# Changing order of slides for slideshow



## zane (Dec 2, 2007)

After gathering some 18' images from a recent trip and putting them into a new folder of optimized selects, they are more or less organized the way I want them when "Sort" is set to "Capture Time".  But not quite.  I'd like to be able to move a half dozen images around for better sequencing.  I thought I'd be able to click and drag them but can't seem to effect this.  What am I missing or is this not possible?  (Seems like there should be a "Users choice" option under Sort!)

Thanks.


----------



## Kiwigeoff (Dec 2, 2007)

zane said:


> After gathering some 18' images from a recent trip and putting them into a new folder of optimized selects, they are more or less organized the way I want them when "Sort" is set to "Capture Time".  But not quite.  I'd like to be able to move a half dozen images around for better sequencing.  I thought I'd be able to click and drag them but can't seem to effect this.  What am I missing or is this not possible?  (Seems like there should be a "Users choice" option under Sort!)
> 
> Thanks.


Put your images into a collection and you can sort them there using the film strip in either the library or slideshow modules.


----------



## zane (Dec 2, 2007)

*Changing order, cont'.*

Geoff,

They are in a new folder/collection; it's a subset of the larger group of images from that trip.  Interestingly, if I go to a number of adjacent folders/collections, "User Order" comes up at the bottom of the SORT choices.  However, with this subgroup of selected images, "User Order" is not a choice!  It's baffling me.


----------



## Victoria Bampton (Dec 2, 2007)

User Order only works if you're showing a single level folder - it doesn't work if you've got 'Include Photos from SubItems' ticked and the folder you're viewing has a subfolder.  So first thing to check is whether this particular collection has a subcollection.


----------



## zane (Dec 2, 2007)

*Indeed, that did it.*

Thanks Victoria, getting those selects into an actual "Collection" was what was required.  But now I'm going to jump ahead a step and ask whether or not I'm going to be able to export any such slideshow  I produce in Lightroom and burn it to disc, which we could not do in 1.1 and 1.2????


----------



## Kiwigeoff (Dec 2, 2007)

Pleased you got it to work as you wanted.
I thought you may have had folders and collections confused/mixed in terminology. They are distinct entities with differing properties. Collections only exist in the LR database until an export is made. Folders exist physically on drives.
You can only export as PDF for disc burning at this stage I believe. This is a much requested feature which I am sure will come in time.


----------



## Mick Seymour (Dec 3, 2007)

Kiwigeoff said:


> Collections only exist in the LR database until an export is made.
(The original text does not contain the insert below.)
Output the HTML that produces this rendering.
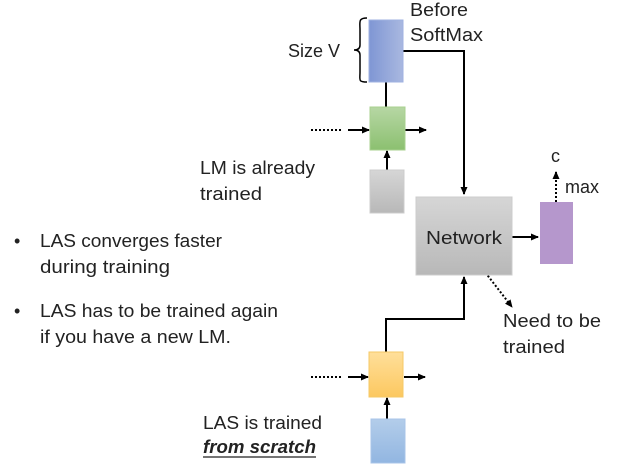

Unless I'm misreading the above Geoff, it's a very confusing statement that may be based on your own workflow.

Collections exist in the database forever unless you delete them.


----------



## Kiwigeoff (Dec 3, 2007)

Mick Seymour;4''7 said:
			
		

> Unless I'm misreading the above Geoff, it's a very confusing statement that may be based on your own workflow.
> 
> Collections exist in the database forever unless you delete them.


For clarity what I was meaning is that a collection is a LR database function and the files do not exist in "folder/collection" as the OP was stating. The intention is to distinguish folders from collections.
Folders contain image files(negatives) which LR links (references) to its database in the library with the folders "actually" existing on a HD.
Collections are LR links to database files and as such contain only database information not "actual" image files(negatives). So an file in a collection only comes into "actual" existence when it is exported as an image file(or negative).
Is that any clearer Mick??


----------



## Mick Seymour (Dec 3, 2007)

Kiwigeoff;4''9 said:
			
		

> So an file in a collection only comes into "actual" existence when it is exported as an image file(or negative).
> Is that any clearer Mick??



Crystal


----------



## Kiwigeoff (Dec 3, 2007)

Pleased I deleted the rather "cute" comment about englishmen in the mid day sun in Spain then Mick  :lol::lol::lol:


----------



## sandman (Dec 9, 2007)

Kiwigeoff said:


> Put your images into a collection and you can sort them there using the film strip in either the library or slideshow modules.



I've done this in the past, but I can't get it to work now. Is it possible that it doesn't work in 1.3? Is there something else I need to do?


----------



## Brad Snyder (Dec 9, 2007)

Bob, not sure where we are in this thread (so, the following may repetetive) .
It's working fine in my 1.3.1 on XPPro2.

Thoughts:
1) Make sure you're operating on a collection (not a folder, they're two different things).
2) Make sure you've selected 'User Order' in the Sort Order drop down on the ToolBar.

(I note that 'User Order' is automatically selected if you drag photos around a collection to reorder them, and seems persistently selected if you leave the collection and later return) 


....brad s


----------



## sandman (Dec 9, 2007)

Brad Snyder said:


> Bob, not sure where we are in this thread (so, the following may repetetive) .
> It's working fine in my 1.3.1 on XPPro2.
> 
> Thoughts:
> ...



It's working now. Something must have been running in the background.


----------